:: Records with drawing code ::

==========

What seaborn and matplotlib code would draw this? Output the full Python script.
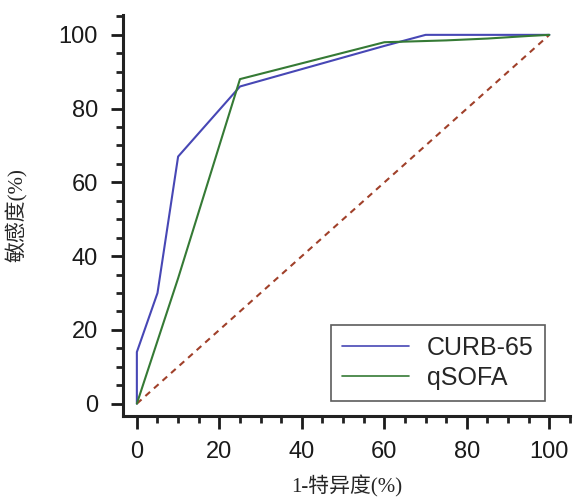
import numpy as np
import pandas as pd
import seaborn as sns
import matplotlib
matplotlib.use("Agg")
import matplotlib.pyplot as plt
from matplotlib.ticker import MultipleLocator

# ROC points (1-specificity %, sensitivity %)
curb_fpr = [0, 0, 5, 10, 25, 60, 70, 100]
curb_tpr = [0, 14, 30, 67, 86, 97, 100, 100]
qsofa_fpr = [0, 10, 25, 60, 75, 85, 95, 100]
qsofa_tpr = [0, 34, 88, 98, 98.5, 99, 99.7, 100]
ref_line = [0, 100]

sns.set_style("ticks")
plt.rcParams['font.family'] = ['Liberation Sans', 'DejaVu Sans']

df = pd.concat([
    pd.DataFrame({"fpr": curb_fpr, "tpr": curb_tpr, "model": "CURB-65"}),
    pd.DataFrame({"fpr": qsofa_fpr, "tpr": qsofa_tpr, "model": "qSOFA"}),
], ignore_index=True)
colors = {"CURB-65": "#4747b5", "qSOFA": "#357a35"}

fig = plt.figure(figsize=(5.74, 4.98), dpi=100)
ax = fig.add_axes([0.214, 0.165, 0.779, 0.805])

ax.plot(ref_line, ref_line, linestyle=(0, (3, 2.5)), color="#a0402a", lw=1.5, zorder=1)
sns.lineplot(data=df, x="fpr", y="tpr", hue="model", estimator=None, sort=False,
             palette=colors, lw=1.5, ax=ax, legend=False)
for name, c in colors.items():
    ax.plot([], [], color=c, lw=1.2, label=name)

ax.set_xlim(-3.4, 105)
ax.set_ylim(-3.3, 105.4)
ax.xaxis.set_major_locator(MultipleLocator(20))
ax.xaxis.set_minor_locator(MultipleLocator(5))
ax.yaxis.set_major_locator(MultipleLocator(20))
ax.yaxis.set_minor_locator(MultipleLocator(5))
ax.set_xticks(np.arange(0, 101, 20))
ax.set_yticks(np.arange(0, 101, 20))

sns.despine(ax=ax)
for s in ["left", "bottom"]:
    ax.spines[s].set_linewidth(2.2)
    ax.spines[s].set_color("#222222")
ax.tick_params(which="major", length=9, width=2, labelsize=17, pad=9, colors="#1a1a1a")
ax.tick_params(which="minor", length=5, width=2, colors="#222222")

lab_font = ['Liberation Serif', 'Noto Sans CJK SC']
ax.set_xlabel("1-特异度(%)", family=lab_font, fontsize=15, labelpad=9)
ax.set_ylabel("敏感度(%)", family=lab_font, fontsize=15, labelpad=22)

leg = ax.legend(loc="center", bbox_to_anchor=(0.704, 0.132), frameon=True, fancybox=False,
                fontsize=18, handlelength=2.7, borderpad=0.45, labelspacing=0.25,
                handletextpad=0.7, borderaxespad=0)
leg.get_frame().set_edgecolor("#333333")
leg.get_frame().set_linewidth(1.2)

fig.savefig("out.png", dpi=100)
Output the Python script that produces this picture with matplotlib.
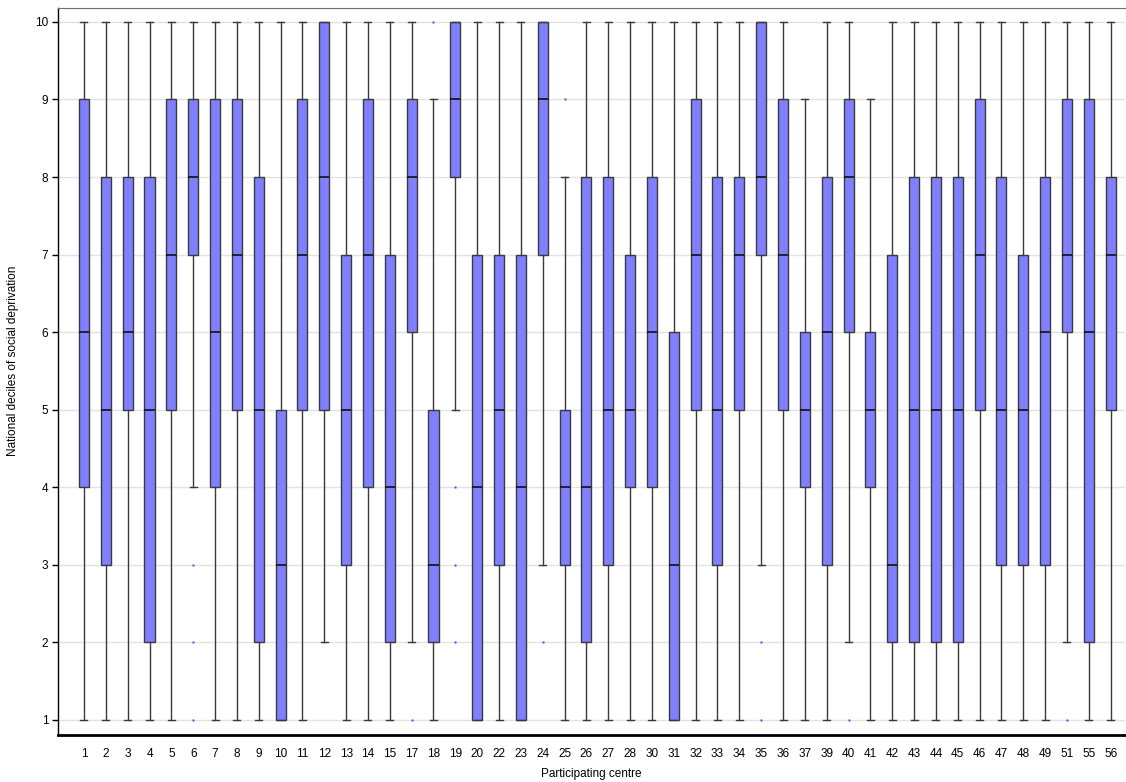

==========

:: What needs to be done ::
Every line from the top of the entries through the line that holds "ax.set_yticks(np.arange(0, 101, 20))" is to be quoted exactly, please, and nothing else; omit the pictures.

:: Worked solution ::
What seaborn and matplotlib code would draw this? Output the full Python script.
import numpy as np
import pandas as pd
import seaborn as sns
import matplotlib
matplotlib.use("Agg")
import matplotlib.pyplot as plt
from matplotlib.ticker import MultipleLocator

# ROC points (1-specificity %, sensitivity %)
curb_fpr = [0, 0, 5, 10, 25, 60, 70, 100]
curb_tpr = [0, 14, 30, 67, 86, 97, 100, 100]
qsofa_fpr = [0, 10, 25, 60, 75, 85, 95, 100]
qsofa_tpr = [0, 34, 88, 98, 98.5, 99, 99.7, 100]
ref_line = [0, 100]

sns.set_style("ticks")
plt.rcParams['font.family'] = ['Liberation Sans', 'DejaVu Sans']

df = pd.concat([
    pd.DataFrame({"fpr": curb_fpr, "tpr": curb_tpr, "model": "CURB-65"}),
    pd.DataFrame({"fpr": qsofa_fpr, "tpr": qsofa_tpr, "model": "qSOFA"}),
], ignore_index=True)
colors = {"CURB-65": "#4747b5", "qSOFA": "#357a35"}

fig = plt.figure(figsize=(5.74, 4.98), dpi=100)
ax = fig.add_axes([0.214, 0.165, 0.779, 0.805])

ax.plot(ref_line, ref_line, linestyle=(0, (3, 2.5)), color="#a0402a", lw=1.5, zorder=1)
sns.lineplot(data=df, x="fpr", y="tpr", hue="model", estimator=None, sort=False,
             palette=colors, lw=1.5, ax=ax, legend=False)
for name, c in colors.items():
    ax.plot([], [], color=c, lw=1.2, label=name)

ax.set_xlim(-3.4, 105)
ax.set_ylim(-3.3, 105.4)
ax.xaxis.set_major_locator(MultipleLocator(20))
ax.xaxis.set_minor_locator(MultipleLocator(5))
ax.yaxis.set_major_locator(MultipleLocator(20))
ax.yaxis.set_minor_locator(MultipleLocator(5))
ax.set_xticks(np.arange(0, 101, 20))
ax.set_yticks(np.arange(0, 101, 20))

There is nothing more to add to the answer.